» **SUPPLIED RECORDS**
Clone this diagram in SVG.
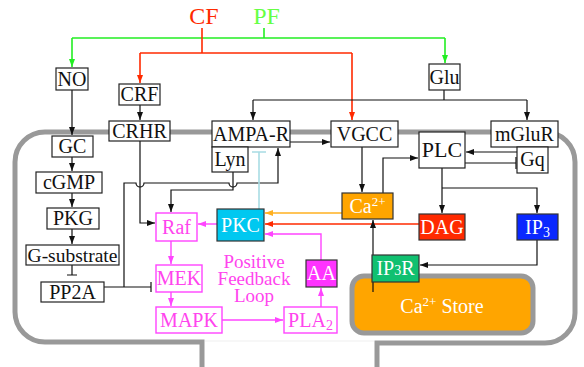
<svg xmlns="http://www.w3.org/2000/svg" width="584" height="367" viewBox="0 0 584 367">
<defs>
<style>
text{font-family:"Liberation Serif","Times New Roman",serif;font-size:20px;text-anchor:middle}
.box{fill:#fff;stroke:#222;stroke-width:1.2}
.mbox{fill:#fff;stroke:#ff44ff;stroke-width:1.4}
.fbox{stroke:#333;stroke-width:1.2}
.lbl{fill:#111}
.mlbl{fill:#ff44ee}
.wlbl{fill:#fff}
.ln{fill:none;stroke:#111;stroke-width:1.2}
.red{fill:none;stroke:#ff2a00;stroke-width:1.6}
.grn{fill:none;stroke:#22ee22;stroke-width:1.6}
.org{fill:none;stroke:#ffb020;stroke-width:1.4}
.mag{fill:none;stroke:#ff44ff;stroke-width:1.4}
.cy{fill:none;stroke:#a8dce4;stroke-width:1.6}
.ab{marker-end:url(#ak)}
.ar{marker-end:url(#ar)}
.ag{marker-end:url(#ag)}
.ao{marker-end:url(#ao)}
.am{marker-end:url(#am)}
</style>
<marker id="ak" viewBox="0 0 8 6" refX="8" refY="3" markerWidth="8" markerHeight="6" markerUnits="userSpaceOnUse" orient="auto"><path d="M0,0L8,3L0,6z" fill="#111"/></marker>
<marker id="ar" viewBox="0 0 8 6" refX="8" refY="3" markerWidth="8" markerHeight="6" markerUnits="userSpaceOnUse" orient="auto"><path d="M0,0L8,3L0,6z" fill="#ff2a00"/></marker>
<marker id="ag" viewBox="0 0 8 6" refX="8" refY="3" markerWidth="8" markerHeight="6" markerUnits="userSpaceOnUse" orient="auto"><path d="M0,0L8,3L0,6z" fill="#22ee22"/></marker>
<marker id="ao" viewBox="0 0 8 6" refX="8" refY="3" markerWidth="8" markerHeight="6" markerUnits="userSpaceOnUse" orient="auto"><path d="M0,0L8,3L0,6z" fill="#ffb020"/></marker>
<marker id="am" viewBox="0 0 8 6" refX="8" refY="3" markerWidth="8" markerHeight="6" markerUnits="userSpaceOnUse" orient="auto"><path d="M0,0L8,3L0,6z" fill="#ff44ff"/></marker>
</defs>
<rect width="584" height="367" fill="#fff"/>

<g id="membrane">
<path d="M202,367V342H45A30,30 0 0 1 15,312V162A30,30 0 0 1 45,132H545A30,30 0 0 1 575,162V313A30,30 0 0 1 545,343H377V367" fill="none" stroke="#999" stroke-width="5"/>
<line x1="205" y1="341" x2="374" y2="341" stroke="#efefef" stroke-width="1"/>
</g>

<g id="inputs">
<text x="204" y="24" style="font-size:24px" fill="#ff2a00">CF</text>
<text x="266.5" y="24" style="font-size:24px" fill="#66ff44">PF</text>
</g>

<g id="ca-store">
<rect x="352" y="276" width="181" height="57" rx="12" fill="#ffa500" stroke="#999" stroke-width="5"/>
<text x="442" y="313" class="wlbl">Ca<tspan dy="-7" style="font-size:13px">2+</tspan><tspan dy="7"> Store</tspan></text>
</g>

<g id="connectors">
<path class="grn" d="M264,28V38"/>
<path class="grn" d="M72,38H445"/>
<path class="grn ag" d="M72,38V67"/>
<path class="grn ag" d="M445,38V63"/>
<path class="red" d="M202,28V53"/>
<path class="red" d="M140,53H352"/>
<path class="red ar" d="M140,53V83"/>
<path class="red ar" d="M352,53V120"/>
<path class="ln ab" d="M72,90V135"/>
<path class="ln ab" d="M72,157V171"/>
<path class="ln ab" d="M72,193V207"/>
<path class="ln ab" d="M72,229V244"/>
<path class="ln" d="M72,265V275M67,275H77"/>
<path class="ln" d="M104,287H151M151,282V292"/>
<path class="ln ab" d="M124,287V183H136A4,4 0 0 0 144,183H229A4,4 0 0 0 237,183H278V148"/>
<path class="ln ab" d="M140,105V120"/>
<path class="ln ab" d="M140,141V223H155"/>
<path class="ln ab" d="M233,172V190H171V212"/>
<path class="ln" d="M444,90V100M253,100H527"/>
<path class="ln ab" d="M253,100V120"/>
<path class="ln ab" d="M527,100V120"/>
<path class="ln ab" d="M290,142H330"/>
<path class="cy" d="M259,209V152M252,152H266"/>
<path class="ln ab" d="M362,147V192"/>
<path class="ln ab" d="M383,193V158H418"/>
<path class="ln ab" d="M517,152H466"/>
<path class="ln" d="M465,163H516M516,157V169"/>
<path class="ln ab" d="M442,168V213"/>
<path class="ln ab" d="M442,188H537V213"/>
<path class="ln ab" d="M537,240V265H420"/>
<path class="org ao" d="M342,213H265"/>
<path class="red ar" d="M419,224H265"/>
<path class="mag am" d="M321,260V234H265"/>
<path class="ln ab" d="M373,292V220"/>
<path class="mag am" d="M217,224H198"/>
<path class="mag am" d="M171,241V264"/>
<path class="mag am" d="M171,292V306"/>
<path class="mag am" d="M222,320H283"/>
<path class="mag am" d="M321,307V288"/>
</g>

<g id="NO"><rect class="box" x="56" y="68" width="32" height="22"/><text class="lbl" x="72" y="86">NO</text></g>
<g id="CRF"><rect class="box" x="119" y="84" width="41" height="21"/><text class="lbl" x="139.5" y="101">CRF</text></g>
<g id="CRHR"><rect class="box" x="109" y="121" width="61" height="20"/><text class="lbl" x="139.5" y="138">CRHR</text></g>
<g id="AMPA-R"><rect class="box" x="212" y="121" width="78" height="26"/><text class="lbl" x="251" y="141">AMPA-R</text></g>
<g id="Lyn"><rect class="box" x="212" y="147" width="36" height="25"/><text class="lbl" x="230" y="166">Lyn</text></g>
<g id="VGCC"><rect class="box" x="331" y="121" width="67" height="26"/><text class="lbl" x="364.5" y="141">VGCC</text></g>
<g id="Glu"><rect class="box" x="429" y="64" width="31" height="26"/><text class="lbl" x="444.5" y="84">Glu</text></g>
<g id="mGluR"><rect class="box" x="491" y="121" width="67" height="26"/><text class="lbl" x="524.5" y="141">mGluR</text></g>
<g id="PLC"><rect class="box" x="419" y="132" width="46" height="36"/><text class="lbl" x="442" y="157" style="font-size:22px">PLC</text></g>
<g id="Gq"><rect class="box" x="517" y="147" width="31" height="26"/><text class="lbl" x="532.5" y="166">Gq</text></g>
<g id="GC"><rect class="box" x="52" y="136" width="41" height="21"/><text class="lbl" x="72.5" y="153">GC</text></g>
<g id="cGMP"><rect class="box" x="36" y="172" width="66" height="21"/><text class="lbl" x="69" y="189">cGMP</text></g>
<g id="PKG"><rect class="box" x="47" y="208" width="52" height="21"/><text class="lbl" x="73" y="225">PKG</text></g>
<g id="G-substrate"><rect class="box" x="26" y="245" width="93" height="20"/><text class="lbl" x="72.5" y="262" style="font-size:19.5px">G-substrate</text></g>
<g id="PP2A"><rect class="box" x="41" y="282" width="63" height="20"/><text class="lbl" x="72.5" y="299">PP2A</text></g>
<g id="Ca"><rect class="fbox" x="342" y="193" width="51" height="26" fill="#ffa500"/><text class="wlbl" x="367.5" y="213">Ca<tspan dy="-7" style="font-size:13px">2+</tspan></text></g>
<g id="DAG"><rect class="fbox" x="419" y="214" width="46" height="26" fill="#ff2a00"/><text class="wlbl" x="442" y="234">DAG</text></g>
<g id="IP3"><rect class="fbox" x="517" y="214" width="41" height="26" fill="#0a28ff"/><text class="wlbl" x="537.5" y="234">IP<tspan dy="3" style="font-size:14px">3</tspan></text></g>
<g id="IP3R"><rect class="fbox" x="372" y="255" width="47" height="27" fill="#10c070"/><text class="wlbl" x="395.5" y="275">IP<tspan style="font-size:14px">3</tspan>R</text></g>
<g id="PKC"><rect class="fbox" x="217" y="209" width="47" height="32" fill="#00c8f0"/><text class="wlbl" x="240.5" y="232">PKC</text></g>
<g id="Raf"><rect class="mbox" x="156" y="213" width="41" height="28"/><text class="mlbl" x="176.5" y="234">Raf</text></g>
<g id="MEK"><rect class="mbox" x="156" y="265" width="46" height="27"/><text class="mlbl" x="179" y="285">MEK</text></g>
<g id="MAPK"><rect class="mbox" x="156" y="307" width="66" height="26"/><text class="mlbl" x="189" y="327">MAPK</text></g>
<g id="PLA2"><rect class="mbox" x="284" y="307" width="53" height="26"/><text class="mlbl" x="310.5" y="327">PLA<tspan dy="3" style="font-size:14px">2</tspan></text></g>
<g id="AA"><rect class="fbox" x="306" y="260" width="31" height="27" fill="#ff33ff" stroke="#222"/><text class="wlbl" x="321.5" y="280">AA</text></g>
<g id="feedback-label"><text class="mlbl" x="254" style="font-size:19px"><tspan x="254" y="268">Positive</tspan><tspan x="254" y="285">Feedback</tspan><tspan x="254" y="302">Loop</tspan></text></g>
</svg>
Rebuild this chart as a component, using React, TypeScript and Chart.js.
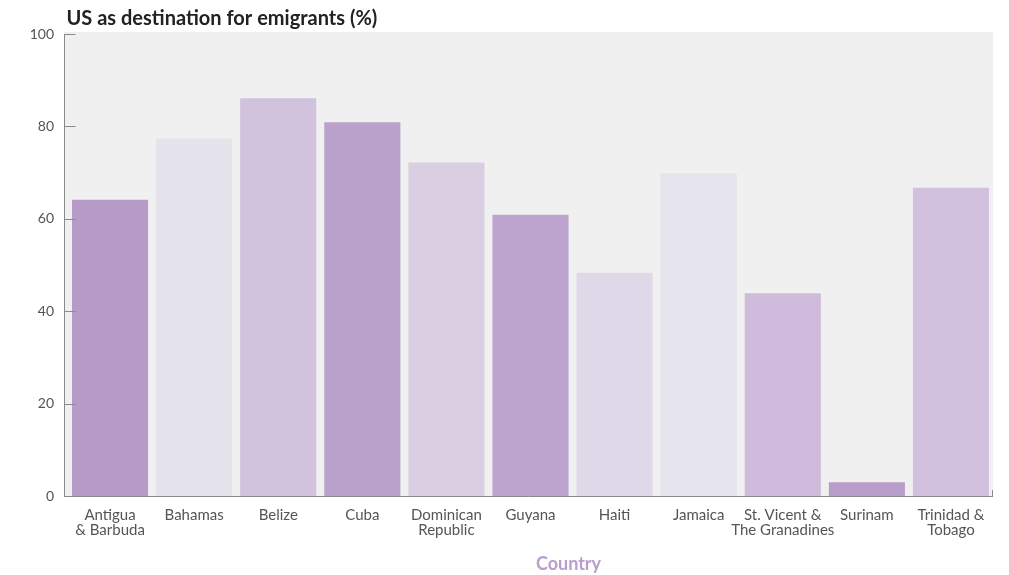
import React, { useEffect, useRef } from "react";
import { Chart, registerables } from "chart.js";

Chart.register(...registerables);

const countries: (string | string[])[] = [
  ["Antigua", "& Barbuda"],
  "Bahamas",
  "Belize",
  "Cuba",
  ["Dominican", "Republic"],
  "Guyana",
  "Haiti",
  "Jamaica",
  ["St. Vicent &", "The Granadines"],
  "Surinam",
  ["Trinidad &", "Tobago"],
];
const usShare = [64.1, 77.4, 86.1, 80.9, 72.2, 60.9, 48.3, 69.8, 43.9, 3.0, 66.7];
const barColors = [
  "#b69ac8", "#e5e3eb", "#d1c2de", "#bba2cc", "#dacee3", "#bca4cf",
  "#dfd8e8", "#e6e4ec", "#cfbbdb", "#b89dca", "#d1c1de",
];
const yTicks = [0, 20, 40, 60, 80, 100];
const titleText = "US as destination for emigrants (%)";
const xTitle = "Country";

const FONT = "Lato, 'Open Sans', sans-serif";
const AXIS_GAP = 4;

const decor = {
  id: "decor",
  beforeDraw(chart: any) {
    const { ctx, chartArea } = chart;
    ctx.save();
    ctx.fillStyle = "#eff0ef";
    const left = chartArea.left - AXIS_GAP;
    ctx.fillRect(left, chartArea.top - 2, chartArea.right - left, chartArea.bottom - chartArea.top + 2);
    ctx.restore();
  },
  afterDraw(chart: any) {
    const { ctx, chartArea, scales } = chart;
    ctx.save();
    ctx.strokeStyle = "#8a8a8a";
    ctx.lineWidth = 1;
    const ax = Math.round(chartArea.left - AXIS_GAP) + 0.5;
    const by = Math.round(chartArea.bottom) + 0.5;
    ctx.beginPath();
    ctx.moveTo(ax, chartArea.top);
    ctx.lineTo(ax, by);
    ctx.lineTo(chartArea.right, by);
    ctx.stroke();
    const y = scales.y;
    yTicks.forEach((v) => {
      const py = Math.round(y.getPixelForValue(v)) + 0.5;
      ctx.beginPath();
      ctx.moveTo(ax, py);
      ctx.lineTo(ax + 11, py);
      ctx.stroke();
    });
    ctx.beginPath();
    ctx.moveTo(chartArea.right - 0.5, chartArea.bottom - 6);
    ctx.lineTo(chartArea.right - 0.5, chartArea.bottom);
    ctx.stroke();
    ctx.fillStyle = "#222";
    ctx.font = `bold 20px ${FONT}`;
    ctx.textBaseline = "middle";
    ctx.textAlign = "left";
    ctx.fillText(titleText, ax + 2, 19);
    ctx.fillStyle = "#b99dcc";
    ctx.font = `bold 18px ${FONT}`;
    ctx.textAlign = "center";
    ctx.fillText(xTitle, (chartArea.left + chartArea.right) / 2 + 38, 564);
    ctx.restore();
  },
};

export default function App() {
  const ref = useRef<HTMLCanvasElement | null>(null);
  useEffect(() => {
    if (!ref.current) return;
    const chart = new Chart(ref.current, {
      type: "bar",
      data: {
        labels: countries,
        datasets: [
          {
            data: usShare,
            backgroundColor: barColors,
            borderWidth: 0,
            barPercentage: 0.905,
            categoryPercentage: 1,
          },
        ],
      },
      options: {
        responsive: false,
        animation: false,
        layout: { padding: { top: 34, right: 16, left: 0, bottom: 0 } },
        plugins: { legend: { display: false }, tooltip: { enabled: false } },
        scales: {
          x: {
            grid: { display: false, drawTicks: false },
            border: { display: false },
            ticks: {
              color: "#555",
              font: { family: FONT, size: 15, lineHeight: 1.05 },
              padding: 11,
              maxRotation: 0,
              autoSkip: false,
            },
            afterFit: (s: any) => {
              s.height = 79;
            },
          },
          y: {
            min: 0,
            max: 100,
            grid: { display: false, drawTicks: false },
            border: { display: false },
            ticks: {
              stepSize: 20,
              color: "#555",
              font: { family: FONT, size: 14 },
              padding: 14,
            },
            afterFit: (s: any) => {
              s.width = 68;
            },
          },
        },
      },
      plugins: [decor],
    });
    return () => chart.destroy();
  }, []);
  return (
    <div style={{ position: "fixed", left: 0, top: 0, width: 1009, height: 575, background: "#fff" }}>
      <canvas ref={ref} width={1009} height={575} />
    </div>
  );
}
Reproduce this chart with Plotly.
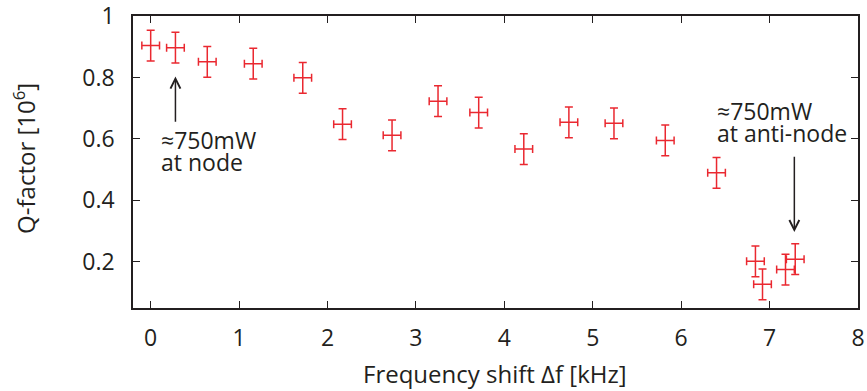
import plotly.graph_objects as go

freq_khz = [0.0, 0.28, 0.64, 1.16, 1.72, 2.17, 2.73, 3.25, 3.71, 4.22, 4.73, 5.24, 5.82, 6.40, 6.84, 6.92, 7.18, 7.29]
q_factor = [0.904, 0.897, 0.851, 0.845, 0.799, 0.648, 0.612, 0.723, 0.686, 0.567, 0.654, 0.651, 0.595, 0.490, 0.202, 0.127, 0.175, 0.209]
freq_err = [0.1] * len(freq_khz)
q_err = [0.05] * len(q_factor)

x_ticks = [0, 1, 2, 3, 4, 5, 6, 7, 8]
y_ticks = [0.2, 0.4, 0.6, 0.8, 1]
y_tick_text = ["0.2", "0.4", "0.6", "0.8", "1"]

RED = "rgb(234,40,48)"
INK = "#231f20"
FONT = "Open Sans"

fig = go.Figure()
fig.add_trace(go.Scatter(
    x=freq_khz, y=q_factor, mode="markers",
    marker=dict(size=1, color=RED, opacity=0),
    error_x=dict(type="data", array=freq_err, color=RED, thickness=1.5, width=4),
    error_y=dict(type="data", array=q_err, color=RED, thickness=1.5, width=4),
    showlegend=False, hoverinfo="x+y",
))

axis_common = dict(
    showline=True, linecolor=INK, linewidth=1.5, mirror="ticks",
    ticks="inside", ticklen=7, tickwidth=1.2, tickcolor=INK,
    showgrid=False, zeroline=False, automargin=False,
    ticklabeloverflow="allow",
    tickfont=dict(family=FONT, size=23, color=INK),
)

fig.update_layout(
    width=867, height=391,
    margin=dict(l=133, r=9, t=16, b=83),
    paper_bgcolor="white", plot_bgcolor="white",
    font=dict(family=FONT, size=22, color=INK),
    xaxis=dict(range=[-0.2, 8], tickvals=x_ticks, ticklabelstandoff=9, **axis_common),
    yaxis=dict(range=[0.05, 1], tickvals=y_ticks, ticktext=y_tick_text, ticklabelstandoff=12,
               **axis_common),
)

# axis titles
fig.add_annotation(x=0.499, y=-0.224, xref="paper", yref="paper", text="Frequency shift Δf [kHz]",
                   showarrow=False, xanchor="center", yanchor="middle",
                   font=dict(family=FONT, size=24, color=INK))
fig.add_annotation(x=-0.149, y=0.514, xref="paper", yref="paper", text="Q-factor [10<sup>6</sup>]",
                   showarrow=False, xanchor="center", yanchor="middle", textangle=-90,
                   font=dict(family=FONT, size=24, color=INK))

# arrows
fig.add_annotation(x=0.28, y=0.803, ax=0.28, ay=0.651, xref="x", yref="y", axref="x", ayref="y",
                   text="", showarrow=True, arrowhead=5, arrowsize=1.3, arrowwidth=1.5,
                   arrowcolor=INK, standoff=0, startstandoff=0)
fig.add_annotation(x=7.28, y=0.297, ax=7.28, ay=0.547, xref="x", yref="y", axref="x", ayref="y",
                   text="", showarrow=True, arrowhead=5, arrowsize=1.3, arrowwidth=1.5,
                   arrowcolor=INK, standoff=0, startstandoff=0)

# labels (one annotation per line for tight spacing)
labels = [
    ("≈750mW", 0.09, 0.595),
    ("at node", 0.09, 0.524),
    ("≈750mW", 6.387, 0.692),
    ("at anti-node", 6.387, 0.620),
]
for txt, lx, ly in labels:
    fig.add_annotation(x=lx, y=ly, xref="x", yref="y", text=txt, showarrow=False,
                       xanchor="left", yanchor="middle",
                       font=dict(family=FONT, size=23, color=INK))

fig.write_html("out.html", config={"displayModeBar": False},
               post_script="document.body.style.margin='0';document.body.style.overflow='hidden';")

» **PROBLEM STATEMENT**
Nothing but the lines from the one containing "Rebuild this chart" through the one containing "const AXIS_GAP = 4;" should be echoed, each exactly as it stands; pictures are excluded.

» **IN RESPONSE**
Rebuild this chart as a component, using React, TypeScript and Chart.js.
import React, { useEffect, useRef } from "react";
import { Chart, registerables } from "chart.js";

Chart.register(...registerables);

const countries: (string | string[])[] = [
  ["Antigua", "& Barbuda"],
  "Bahamas",
  "Belize",
  "Cuba",
  ["Dominican", "Republic"],
  "Guyana",
  "Haiti",
  "Jamaica",
  ["St. Vicent &", "The Granadines"],
  "Surinam",
  ["Trinidad &", "Tobago"],
];
const usShare = [64.1, 77.4, 86.1, 80.9, 72.2, 60.9, 48.3, 69.8, 43.9, 3.0, 66.7];
const barColors = [
  "#b69ac8", "#e5e3eb", "#d1c2de", "#bba2cc", "#dacee3", "#bca4cf",
  "#dfd8e8", "#e6e4ec", "#cfbbdb", "#b89dca", "#d1c1de",
];
const yTicks = [0, 20, 40, 60, 80, 100];
const titleText = "US as destination for emigrants (%)";
const xTitle = "Country";

const FONT = "Lato, 'Open Sans', sans-serif";
const AXIS_GAP = 4;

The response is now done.